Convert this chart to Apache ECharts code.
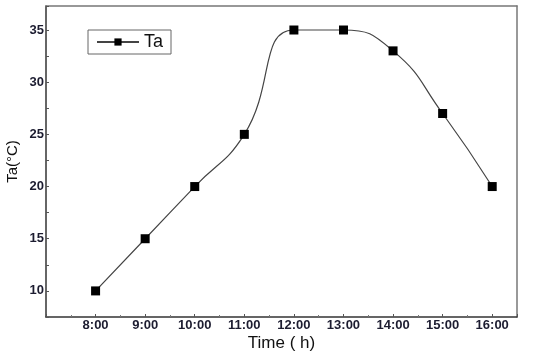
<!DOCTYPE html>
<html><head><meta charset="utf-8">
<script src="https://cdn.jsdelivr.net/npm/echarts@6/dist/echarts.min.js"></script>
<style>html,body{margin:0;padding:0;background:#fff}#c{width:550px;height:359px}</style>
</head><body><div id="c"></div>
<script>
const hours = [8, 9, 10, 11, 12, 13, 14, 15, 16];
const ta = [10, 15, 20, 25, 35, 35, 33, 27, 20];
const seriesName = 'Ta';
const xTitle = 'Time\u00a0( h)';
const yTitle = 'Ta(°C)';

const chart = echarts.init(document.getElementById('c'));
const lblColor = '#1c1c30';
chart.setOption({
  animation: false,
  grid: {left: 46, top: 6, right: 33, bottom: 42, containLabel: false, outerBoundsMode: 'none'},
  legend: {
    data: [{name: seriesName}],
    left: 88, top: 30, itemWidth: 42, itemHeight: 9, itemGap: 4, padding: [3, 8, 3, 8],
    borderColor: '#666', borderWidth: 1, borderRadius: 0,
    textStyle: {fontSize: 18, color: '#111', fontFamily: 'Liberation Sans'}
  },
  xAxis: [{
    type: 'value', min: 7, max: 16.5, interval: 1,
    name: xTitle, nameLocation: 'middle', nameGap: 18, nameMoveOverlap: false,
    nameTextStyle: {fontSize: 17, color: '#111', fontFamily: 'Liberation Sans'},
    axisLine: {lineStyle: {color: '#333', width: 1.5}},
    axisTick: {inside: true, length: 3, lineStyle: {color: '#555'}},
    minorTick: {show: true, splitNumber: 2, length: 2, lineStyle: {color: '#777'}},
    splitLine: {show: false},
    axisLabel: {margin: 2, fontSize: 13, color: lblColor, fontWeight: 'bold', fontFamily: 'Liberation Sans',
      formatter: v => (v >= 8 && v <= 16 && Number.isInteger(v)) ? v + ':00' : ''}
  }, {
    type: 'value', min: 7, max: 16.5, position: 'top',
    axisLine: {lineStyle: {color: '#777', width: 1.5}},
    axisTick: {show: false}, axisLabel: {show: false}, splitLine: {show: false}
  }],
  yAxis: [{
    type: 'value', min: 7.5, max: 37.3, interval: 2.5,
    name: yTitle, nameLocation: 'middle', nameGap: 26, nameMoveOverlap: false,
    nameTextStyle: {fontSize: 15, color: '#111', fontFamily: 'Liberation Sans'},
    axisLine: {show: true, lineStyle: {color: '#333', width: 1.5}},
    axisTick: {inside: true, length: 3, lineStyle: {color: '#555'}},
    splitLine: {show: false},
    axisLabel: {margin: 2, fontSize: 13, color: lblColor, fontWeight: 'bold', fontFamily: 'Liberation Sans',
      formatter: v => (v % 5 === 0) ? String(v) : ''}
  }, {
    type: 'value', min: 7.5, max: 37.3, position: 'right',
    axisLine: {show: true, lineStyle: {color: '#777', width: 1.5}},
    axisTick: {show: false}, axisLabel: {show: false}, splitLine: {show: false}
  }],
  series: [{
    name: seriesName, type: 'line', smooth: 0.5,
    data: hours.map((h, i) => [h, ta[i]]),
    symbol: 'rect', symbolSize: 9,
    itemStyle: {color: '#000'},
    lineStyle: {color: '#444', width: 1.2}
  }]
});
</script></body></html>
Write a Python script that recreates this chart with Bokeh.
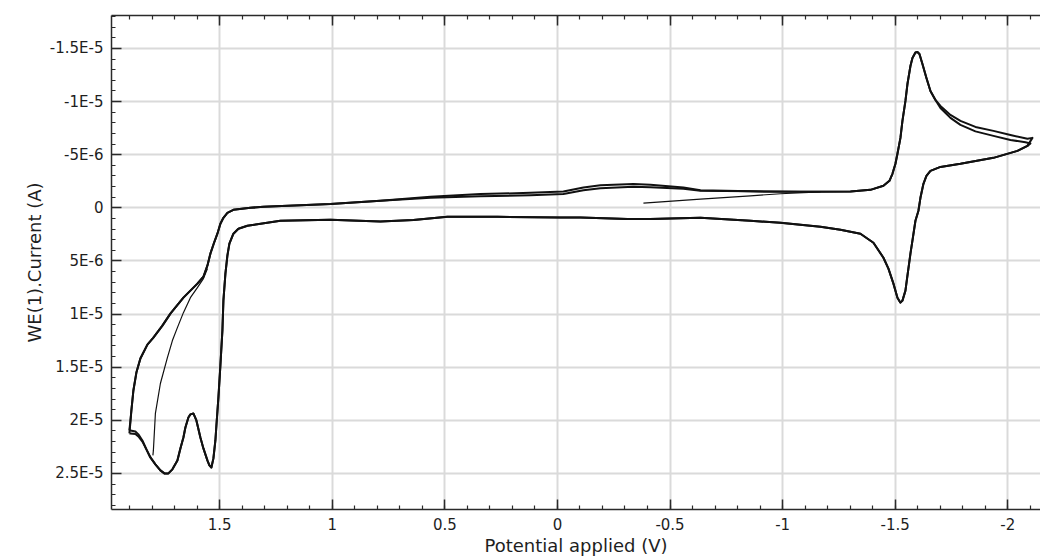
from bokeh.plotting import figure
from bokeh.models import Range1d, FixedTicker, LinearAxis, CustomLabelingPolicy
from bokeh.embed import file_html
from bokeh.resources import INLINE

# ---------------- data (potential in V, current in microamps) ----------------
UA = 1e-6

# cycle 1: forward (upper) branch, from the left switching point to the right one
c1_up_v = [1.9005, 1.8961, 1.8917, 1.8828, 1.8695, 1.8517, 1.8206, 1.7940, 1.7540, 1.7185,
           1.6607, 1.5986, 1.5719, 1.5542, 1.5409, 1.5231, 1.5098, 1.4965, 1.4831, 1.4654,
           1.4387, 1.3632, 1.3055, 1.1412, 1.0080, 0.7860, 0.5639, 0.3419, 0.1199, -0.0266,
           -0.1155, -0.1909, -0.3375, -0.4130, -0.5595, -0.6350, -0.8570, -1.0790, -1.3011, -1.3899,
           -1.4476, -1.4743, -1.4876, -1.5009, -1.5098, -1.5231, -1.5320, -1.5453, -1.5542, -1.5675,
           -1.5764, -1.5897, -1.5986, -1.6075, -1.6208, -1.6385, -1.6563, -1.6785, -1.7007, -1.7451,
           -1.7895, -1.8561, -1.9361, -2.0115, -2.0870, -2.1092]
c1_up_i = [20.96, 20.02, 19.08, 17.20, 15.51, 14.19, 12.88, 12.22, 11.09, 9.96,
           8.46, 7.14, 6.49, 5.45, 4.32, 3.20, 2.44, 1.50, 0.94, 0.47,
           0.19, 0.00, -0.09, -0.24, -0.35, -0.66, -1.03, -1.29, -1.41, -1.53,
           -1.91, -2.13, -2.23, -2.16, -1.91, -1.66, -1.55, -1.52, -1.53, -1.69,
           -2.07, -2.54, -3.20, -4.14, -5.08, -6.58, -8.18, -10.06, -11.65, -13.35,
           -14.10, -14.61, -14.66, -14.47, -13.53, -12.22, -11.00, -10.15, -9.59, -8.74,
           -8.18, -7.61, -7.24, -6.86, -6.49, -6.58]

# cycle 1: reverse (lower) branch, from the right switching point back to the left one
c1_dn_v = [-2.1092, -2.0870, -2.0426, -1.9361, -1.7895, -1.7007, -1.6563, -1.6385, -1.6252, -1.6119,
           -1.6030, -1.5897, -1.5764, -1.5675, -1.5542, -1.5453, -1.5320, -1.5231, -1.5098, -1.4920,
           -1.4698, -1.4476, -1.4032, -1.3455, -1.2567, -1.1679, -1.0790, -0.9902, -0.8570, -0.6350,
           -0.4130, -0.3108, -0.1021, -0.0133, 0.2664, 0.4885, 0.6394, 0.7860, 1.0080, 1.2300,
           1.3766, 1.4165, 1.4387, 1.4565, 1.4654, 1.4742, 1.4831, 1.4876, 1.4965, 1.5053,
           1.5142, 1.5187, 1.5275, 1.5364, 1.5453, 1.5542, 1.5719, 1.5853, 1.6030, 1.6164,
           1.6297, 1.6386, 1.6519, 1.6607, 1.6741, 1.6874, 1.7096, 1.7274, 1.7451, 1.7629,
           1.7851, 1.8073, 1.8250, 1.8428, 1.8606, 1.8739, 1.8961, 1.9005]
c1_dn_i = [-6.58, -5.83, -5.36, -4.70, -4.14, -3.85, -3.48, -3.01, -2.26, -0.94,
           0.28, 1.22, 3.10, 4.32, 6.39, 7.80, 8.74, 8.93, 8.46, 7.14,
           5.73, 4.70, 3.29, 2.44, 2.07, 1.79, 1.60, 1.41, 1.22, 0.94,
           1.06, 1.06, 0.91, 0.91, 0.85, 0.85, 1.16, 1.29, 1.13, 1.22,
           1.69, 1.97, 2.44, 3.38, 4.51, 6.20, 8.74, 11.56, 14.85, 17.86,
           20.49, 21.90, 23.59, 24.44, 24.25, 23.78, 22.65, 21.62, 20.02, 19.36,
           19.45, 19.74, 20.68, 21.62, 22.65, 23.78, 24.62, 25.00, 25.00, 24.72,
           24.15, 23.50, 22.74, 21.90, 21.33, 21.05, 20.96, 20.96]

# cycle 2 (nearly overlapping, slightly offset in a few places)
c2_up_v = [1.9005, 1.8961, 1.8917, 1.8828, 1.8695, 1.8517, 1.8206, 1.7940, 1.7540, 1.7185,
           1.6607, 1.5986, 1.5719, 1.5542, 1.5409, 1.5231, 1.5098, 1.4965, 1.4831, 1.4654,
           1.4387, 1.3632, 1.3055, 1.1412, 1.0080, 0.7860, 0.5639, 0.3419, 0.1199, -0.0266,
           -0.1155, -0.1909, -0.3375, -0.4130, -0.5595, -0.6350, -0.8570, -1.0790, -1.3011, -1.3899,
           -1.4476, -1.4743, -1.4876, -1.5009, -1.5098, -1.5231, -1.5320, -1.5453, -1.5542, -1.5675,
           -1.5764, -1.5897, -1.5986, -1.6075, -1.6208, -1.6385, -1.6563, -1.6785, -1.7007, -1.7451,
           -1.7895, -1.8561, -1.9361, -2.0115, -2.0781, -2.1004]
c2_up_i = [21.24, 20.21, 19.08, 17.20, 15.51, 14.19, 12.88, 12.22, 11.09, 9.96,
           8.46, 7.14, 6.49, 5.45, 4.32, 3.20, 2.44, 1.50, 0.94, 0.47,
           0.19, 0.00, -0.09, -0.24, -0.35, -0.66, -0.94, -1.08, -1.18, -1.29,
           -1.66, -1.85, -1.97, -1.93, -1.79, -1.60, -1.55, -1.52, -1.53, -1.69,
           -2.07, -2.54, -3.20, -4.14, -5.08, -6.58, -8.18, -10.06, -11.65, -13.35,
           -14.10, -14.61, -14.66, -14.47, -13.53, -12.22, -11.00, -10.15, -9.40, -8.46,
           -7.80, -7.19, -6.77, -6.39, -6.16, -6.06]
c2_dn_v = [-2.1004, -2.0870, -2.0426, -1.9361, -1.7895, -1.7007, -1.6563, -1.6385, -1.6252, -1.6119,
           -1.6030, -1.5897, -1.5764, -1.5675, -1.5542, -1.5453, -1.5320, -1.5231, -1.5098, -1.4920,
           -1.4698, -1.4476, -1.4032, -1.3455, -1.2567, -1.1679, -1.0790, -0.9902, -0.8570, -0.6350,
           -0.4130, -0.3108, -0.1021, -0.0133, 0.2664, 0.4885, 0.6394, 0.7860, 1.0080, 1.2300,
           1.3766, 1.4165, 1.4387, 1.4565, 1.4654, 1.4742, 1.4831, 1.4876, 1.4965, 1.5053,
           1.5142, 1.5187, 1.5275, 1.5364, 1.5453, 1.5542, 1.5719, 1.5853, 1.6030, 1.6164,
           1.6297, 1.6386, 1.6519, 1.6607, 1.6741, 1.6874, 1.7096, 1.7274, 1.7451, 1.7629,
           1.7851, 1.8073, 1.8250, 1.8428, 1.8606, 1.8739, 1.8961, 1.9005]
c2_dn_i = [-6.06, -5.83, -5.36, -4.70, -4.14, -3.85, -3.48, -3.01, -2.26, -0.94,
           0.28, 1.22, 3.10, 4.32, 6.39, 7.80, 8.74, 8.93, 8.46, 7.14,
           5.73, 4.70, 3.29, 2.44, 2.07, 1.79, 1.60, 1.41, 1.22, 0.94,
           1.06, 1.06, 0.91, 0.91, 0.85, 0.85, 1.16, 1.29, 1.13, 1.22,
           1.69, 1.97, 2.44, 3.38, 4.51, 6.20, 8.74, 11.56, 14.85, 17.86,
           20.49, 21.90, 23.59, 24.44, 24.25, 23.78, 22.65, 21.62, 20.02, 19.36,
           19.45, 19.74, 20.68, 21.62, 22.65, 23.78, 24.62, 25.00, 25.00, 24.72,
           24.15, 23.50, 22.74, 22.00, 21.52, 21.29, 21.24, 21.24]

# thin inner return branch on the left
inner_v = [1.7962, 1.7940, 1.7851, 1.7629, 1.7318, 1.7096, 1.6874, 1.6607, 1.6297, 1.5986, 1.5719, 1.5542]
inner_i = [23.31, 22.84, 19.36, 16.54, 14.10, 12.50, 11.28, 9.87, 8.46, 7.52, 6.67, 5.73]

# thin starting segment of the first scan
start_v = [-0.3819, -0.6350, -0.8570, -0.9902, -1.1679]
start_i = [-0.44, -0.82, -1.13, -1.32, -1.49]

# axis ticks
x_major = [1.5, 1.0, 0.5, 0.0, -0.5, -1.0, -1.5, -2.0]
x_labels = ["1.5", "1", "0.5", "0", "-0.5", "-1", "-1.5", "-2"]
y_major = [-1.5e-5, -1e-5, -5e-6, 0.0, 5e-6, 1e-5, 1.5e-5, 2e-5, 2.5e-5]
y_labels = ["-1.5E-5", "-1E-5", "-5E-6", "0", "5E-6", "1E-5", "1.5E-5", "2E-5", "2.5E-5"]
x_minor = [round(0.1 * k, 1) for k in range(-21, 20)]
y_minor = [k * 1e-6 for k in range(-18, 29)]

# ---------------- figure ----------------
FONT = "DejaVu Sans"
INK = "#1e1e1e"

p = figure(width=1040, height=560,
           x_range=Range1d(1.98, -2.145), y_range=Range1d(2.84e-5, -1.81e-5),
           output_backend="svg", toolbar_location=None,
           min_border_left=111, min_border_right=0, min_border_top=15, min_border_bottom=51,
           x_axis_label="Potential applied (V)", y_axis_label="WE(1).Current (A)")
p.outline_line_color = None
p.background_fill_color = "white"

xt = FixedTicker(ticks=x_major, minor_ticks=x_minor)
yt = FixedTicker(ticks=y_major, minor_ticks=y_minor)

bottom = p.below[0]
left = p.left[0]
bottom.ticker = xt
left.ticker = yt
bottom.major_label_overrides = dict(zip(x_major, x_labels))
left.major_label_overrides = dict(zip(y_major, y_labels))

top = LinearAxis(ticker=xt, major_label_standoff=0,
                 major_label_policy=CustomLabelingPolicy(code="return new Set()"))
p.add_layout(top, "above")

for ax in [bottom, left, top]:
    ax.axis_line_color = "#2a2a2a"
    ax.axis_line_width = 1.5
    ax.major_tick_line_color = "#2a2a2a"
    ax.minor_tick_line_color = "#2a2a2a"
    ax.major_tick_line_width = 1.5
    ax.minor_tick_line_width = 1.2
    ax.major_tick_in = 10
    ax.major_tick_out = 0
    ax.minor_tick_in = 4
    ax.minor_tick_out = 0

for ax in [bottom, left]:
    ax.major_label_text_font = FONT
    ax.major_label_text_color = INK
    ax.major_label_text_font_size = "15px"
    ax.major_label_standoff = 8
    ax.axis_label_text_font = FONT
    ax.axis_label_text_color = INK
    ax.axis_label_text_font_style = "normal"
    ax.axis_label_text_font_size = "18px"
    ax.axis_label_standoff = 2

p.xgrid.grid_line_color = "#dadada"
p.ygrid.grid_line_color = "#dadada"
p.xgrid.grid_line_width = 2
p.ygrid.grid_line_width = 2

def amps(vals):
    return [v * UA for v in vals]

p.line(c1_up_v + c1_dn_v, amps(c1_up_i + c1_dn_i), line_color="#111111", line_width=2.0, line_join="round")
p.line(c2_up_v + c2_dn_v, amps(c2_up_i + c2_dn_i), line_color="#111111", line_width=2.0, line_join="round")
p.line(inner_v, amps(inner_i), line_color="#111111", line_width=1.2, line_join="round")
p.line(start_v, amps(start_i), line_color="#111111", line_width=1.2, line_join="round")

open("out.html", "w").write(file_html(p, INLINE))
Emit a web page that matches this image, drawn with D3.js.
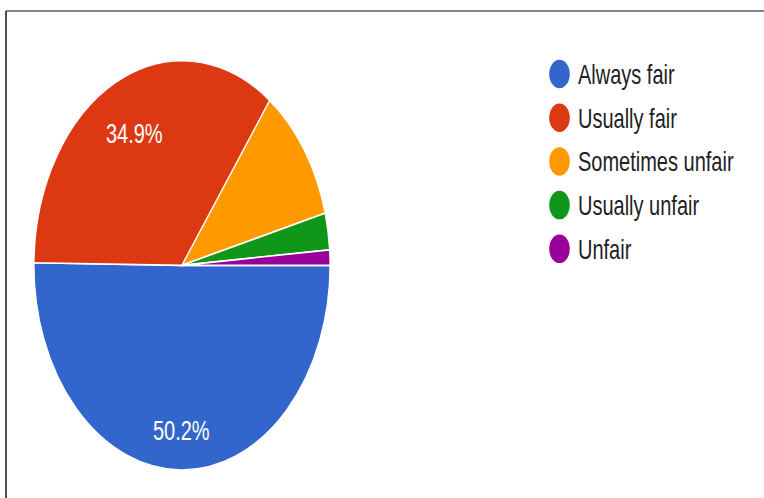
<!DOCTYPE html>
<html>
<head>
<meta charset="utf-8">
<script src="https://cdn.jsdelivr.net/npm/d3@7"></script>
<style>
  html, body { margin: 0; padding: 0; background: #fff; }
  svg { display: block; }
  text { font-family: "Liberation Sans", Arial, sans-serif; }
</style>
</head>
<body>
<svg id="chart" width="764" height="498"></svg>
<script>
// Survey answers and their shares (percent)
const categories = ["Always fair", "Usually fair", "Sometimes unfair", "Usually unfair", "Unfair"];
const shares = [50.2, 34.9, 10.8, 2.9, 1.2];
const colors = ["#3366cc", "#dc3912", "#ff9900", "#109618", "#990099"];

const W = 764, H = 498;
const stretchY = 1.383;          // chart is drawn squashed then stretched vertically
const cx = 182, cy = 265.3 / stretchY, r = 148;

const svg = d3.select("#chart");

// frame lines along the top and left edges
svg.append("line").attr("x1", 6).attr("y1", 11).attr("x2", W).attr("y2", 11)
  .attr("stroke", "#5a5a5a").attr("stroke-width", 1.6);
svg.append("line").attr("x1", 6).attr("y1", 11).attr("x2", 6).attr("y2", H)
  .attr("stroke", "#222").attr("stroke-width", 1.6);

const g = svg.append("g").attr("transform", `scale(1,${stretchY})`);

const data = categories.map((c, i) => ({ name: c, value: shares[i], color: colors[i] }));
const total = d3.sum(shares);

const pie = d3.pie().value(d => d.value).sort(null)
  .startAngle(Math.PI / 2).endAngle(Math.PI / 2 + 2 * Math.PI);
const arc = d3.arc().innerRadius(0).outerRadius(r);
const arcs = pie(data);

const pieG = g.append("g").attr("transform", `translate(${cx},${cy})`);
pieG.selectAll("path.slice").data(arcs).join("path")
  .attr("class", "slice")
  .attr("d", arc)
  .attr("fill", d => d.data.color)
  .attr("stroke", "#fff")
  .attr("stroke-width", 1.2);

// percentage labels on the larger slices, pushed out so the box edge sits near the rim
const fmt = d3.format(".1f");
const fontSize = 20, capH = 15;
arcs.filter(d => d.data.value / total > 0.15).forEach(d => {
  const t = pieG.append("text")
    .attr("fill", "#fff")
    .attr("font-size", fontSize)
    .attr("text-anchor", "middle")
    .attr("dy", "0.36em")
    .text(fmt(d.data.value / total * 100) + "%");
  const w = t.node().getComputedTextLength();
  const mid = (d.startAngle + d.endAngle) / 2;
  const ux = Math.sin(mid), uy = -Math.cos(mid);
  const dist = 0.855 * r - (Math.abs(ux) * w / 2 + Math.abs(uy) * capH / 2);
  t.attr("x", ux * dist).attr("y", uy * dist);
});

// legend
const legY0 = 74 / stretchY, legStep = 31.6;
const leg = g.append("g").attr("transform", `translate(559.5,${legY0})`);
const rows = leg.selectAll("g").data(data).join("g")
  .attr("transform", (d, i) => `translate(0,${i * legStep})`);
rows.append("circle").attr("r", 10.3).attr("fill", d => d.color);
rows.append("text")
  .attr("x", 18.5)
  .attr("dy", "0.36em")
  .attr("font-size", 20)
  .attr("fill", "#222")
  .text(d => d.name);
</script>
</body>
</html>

**Goal:**
Return exactly the lines from the one with "Write a Python" to the one with "-8.18, -7.61, -7.24, -6.86, -6.49, -6.58]", both ends kept, and only those. Images are left out.

**Result of this exercise:**
Write a Python script that recreates this chart with Bokeh.
from bokeh.plotting import figure
from bokeh.models import Range1d, FixedTicker, LinearAxis, CustomLabelingPolicy
from bokeh.embed import file_html
from bokeh.resources import INLINE

# ---------------- data (potential in V, current in microamps) ----------------
UA = 1e-6

# cycle 1: forward (upper) branch, from the left switching point to the right one
c1_up_v = [1.9005, 1.8961, 1.8917, 1.8828, 1.8695, 1.8517, 1.8206, 1.7940, 1.7540, 1.7185,
           1.6607, 1.5986, 1.5719, 1.5542, 1.5409, 1.5231, 1.5098, 1.4965, 1.4831, 1.4654,
           1.4387, 1.3632, 1.3055, 1.1412, 1.0080, 0.7860, 0.5639, 0.3419, 0.1199, -0.0266,
           -0.1155, -0.1909, -0.3375, -0.4130, -0.5595, -0.6350, -0.8570, -1.0790, -1.3011, -1.3899,
           -1.4476, -1.4743, -1.4876, -1.5009, -1.5098, -1.5231, -1.5320, -1.5453, -1.5542, -1.5675,
           -1.5764, -1.5897, -1.5986, -1.6075, -1.6208, -1.6385, -1.6563, -1.6785, -1.7007, -1.7451,
           -1.7895, -1.8561, -1.9361, -2.0115, -2.0870, -2.1092]
c1_up_i = [20.96, 20.02, 19.08, 17.20, 15.51, 14.19, 12.88, 12.22, 11.09, 9.96,
           8.46, 7.14, 6.49, 5.45, 4.32, 3.20, 2.44, 1.50, 0.94, 0.47,
           0.19, 0.00, -0.09, -0.24, -0.35, -0.66, -1.03, -1.29, -1.41, -1.53,
           -1.91, -2.13, -2.23, -2.16, -1.91, -1.66, -1.55, -1.52, -1.53, -1.69,
           -2.07, -2.54, -3.20, -4.14, -5.08, -6.58, -8.18, -10.06, -11.65, -13.35,
           -14.10, -14.61, -14.66, -14.47, -13.53, -12.22, -11.00, -10.15, -9.59, -8.74,
           -8.18, -7.61, -7.24, -6.86, -6.49, -6.58]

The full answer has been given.